Okay, now come on back to the present. Because guess what? Rumor has it that there’s a new Blair Witch movie in the works. This might be an amazingly awesome idea—but it also might be an amazingly terrible idea. Thoughts on this, Gentle Readers?
Yep: Last week, news broke that a third film could happen. Said director Eduardo Sanchez, “It’s completely up to Lionsgate. Dan [Myrick, Sanchez’s co-writer and co-director] and I are ready to do it. We’ve been toying around with a sequel idea that we really like. It’s just a matter of getting our schedules in line and having Lionsgate sign off on the idea…. We’re as close as we’ve ever been to making it happen, but it’s still not a guaranteed thing.” Lionsgate, by the way, is the distributor that bought out Artisan Entertainment, the now-defunct company that distributed The Blair Witch Project. And as someone who was quite taken with the first movie, part of me is stroking my imaginary beard and going “Hmmmm… iiiiiiiiinteresting…”
Furthermore, according to Sanchez, they’d like to bring back original cast members Heather Donahue, Michael Williams, and Joshua Leonard for this hypothetical new film. The Mary Sue pointed out that they weren’t so sure how this would work, given that SPOILERS (in the event that you’ve been living under a rock for the last twelve years) the film didn’t end so well for its three intrepid would-be documentarians; so yes, figuring out how to bring them back is a tricky thing indeed.
But you know what the most interesting part about this whole thing is? One upon a time, there had been a plan to make the story into a trilogy. The idea was for the second film to be a sequel and the third film to be a prequel. When the sequel didn’t do well enough to justify a third film, though, the idea was scrapped; then, shortly thereafter, Artisan was bought out by Lionsgate, who didn’t seem too keen on continuing the franchise. So I wonder, then: Do you think that for this new movie, Myrick and Sanchez might be able to take a leaf out of the book of a more recent found-foot film: Paranormal Activity 2. Somehow, the second film in the series managed to be both sequel and prequel at the same time. This might be a way for them to bring back Heather, Mike, and Josh without ruining the wonderful ambiguity of the original film’s ending. There’s also still a lot to be plumbed from the extensive mythology surrounding the Blair Witch, which could be used to great effect. There’s a lot of possibility here, and a lot of it is pretty exciting to think about.

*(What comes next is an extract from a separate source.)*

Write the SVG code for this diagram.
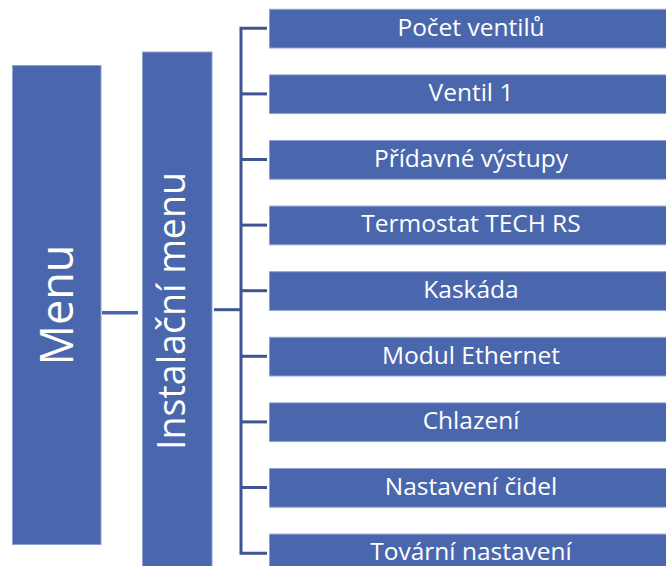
<svg xmlns="http://www.w3.org/2000/svg" width="666" height="566" viewBox="0 0 666 566">
<style>
.box{fill:#4A67AD;stroke:#8FA2CF;stroke-width:1}
.t{fill:#FFFFFF;font-family:"Open Sans","Noto Sans",sans-serif;text-anchor:middle}
.c{font-size:24.5px}
.con{stroke:#3E5592;stroke-width:3;fill:none}
</style>
<rect width="666" height="566" fill="#FFFFFF"/>
<g id="connectors">
<line x1="102" y1="312.7" x2="138" y2="312.7" stroke="#4A67AD" stroke-width="3.5"/>
<line class="con" x1="214" y1="309.7" x2="241" y2="309.7"/>
<path class="con" d="M267 28.3 H241 V553.3 H267"/>
<line class="con" x1="241" y1="93.9" x2="267" y2="93.9"/>
<line class="con" x1="241" y1="159.5" x2="267" y2="159.5"/>
<line class="con" x1="241" y1="225.1" x2="267" y2="225.1"/>
<line class="con" x1="241" y1="290.7" x2="267" y2="290.7"/>
<line class="con" x1="241" y1="356.3" x2="267" y2="356.3"/>
<line class="con" x1="241" y1="421.9" x2="267" y2="421.9"/>
<line class="con" x1="241" y1="487.5" x2="267" y2="487.5"/>
</g>
<g id="menu">
<rect class="box" x="12.5" y="65.5" width="88.5" height="479"/>
<text class="t" transform="translate(72.5,305) rotate(-90)" style="font-size:45px">Menu</text>
</g>
<g id="instalacni-menu">
<rect class="box" x="142.5" y="52" width="69.5" height="520"/>
<text class="t" transform="translate(184.5,311) rotate(-90)" style="font-size:37.5px">Instalační menu</text>
</g>
<g id="n1"><rect class="box" x="269.5" y="9.3" width="404" height="38.7"/><text class="t c" x="471" y="35.5">Počet ventilů</text></g>
<g id="n2"><rect class="box" x="269.5" y="74.9" width="404" height="38.7"/><text class="t c" x="471" y="101.1">Ventil 1</text></g>
<g id="n3"><rect class="box" x="269.5" y="140.5" width="404" height="38.7"/><text class="t c" x="471" y="166.7">Přídavné výstupy</text></g>
<g id="n4"><rect class="box" x="269.5" y="206.1" width="404" height="38.7"/><text class="t c" x="471" y="232.3">Termostat TECH RS</text></g>
<g id="n5"><rect class="box" x="269.5" y="271.7" width="404" height="38.7"/><text class="t c" x="471" y="297.9">Kaskáda</text></g>
<g id="n6"><rect class="box" x="269.5" y="337.3" width="404" height="38.7"/><text class="t c" x="471" y="363.5">Modul Ethernet</text></g>
<g id="n7"><rect class="box" x="269.5" y="402.9" width="404" height="38.7"/><text class="t c" x="471" y="429.1">Chlazení</text></g>
<g id="n8"><rect class="box" x="269.5" y="468.5" width="404" height="38.7"/><text class="t c" x="471" y="494.7">Nastavení čidel</text></g>
<g id="n9"><rect class="box" x="269.5" y="534.1" width="404" height="38.7"/><text class="t c" x="471" y="560.3">Tovární nastavení</text></g>
</svg>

So that covers the “good idea” column; what’s it got going for it in the “bad idea” column? Simply put, The Blair Witch Project has a TERRIBLE history when it comes to sequels. Immediately following the success of the original, Artisan launched right into making a sequel, which (predictably) was a VERY BAD IDEA. This sequel was not made by Sanchez and Myrick, and it TANKED. To be fair, it does have its moments– it does a decent job working within the world the original had created (hello, meta!), and it has the distinction of being one of Jeffrey Donovan’s bigger roles during his pre-Burn Notice career– but there’s a reason it tanked: It’s bad. It also didn’t have the advantage of the original Blair Witch Project’s marketing campaign, which, one might argue, is what made it so unique in the first place. I mean, by and large, the world ACTUALLY THOUGHT HEATHER, MIKE, AND JOSH WERE MISSING. That’s dedication, people.
The Mary Sue went on to say that with all of the technology out there that’s been developed since the original film, the time might be ripe for some wacky, creative new marketing campaign, and therefore ripe for a new movie. And I kind of think they’re right: It is exciting to think about. We might end up with an Inside-esque creation, and with the right ideas behind it, as well as the right budget—well, let’s just say that I wonder exactly how far you can take something like that. And what it might do when it gets there.
So I’ll be watching out for this one. What do you think, readers? Good idea/bad idea?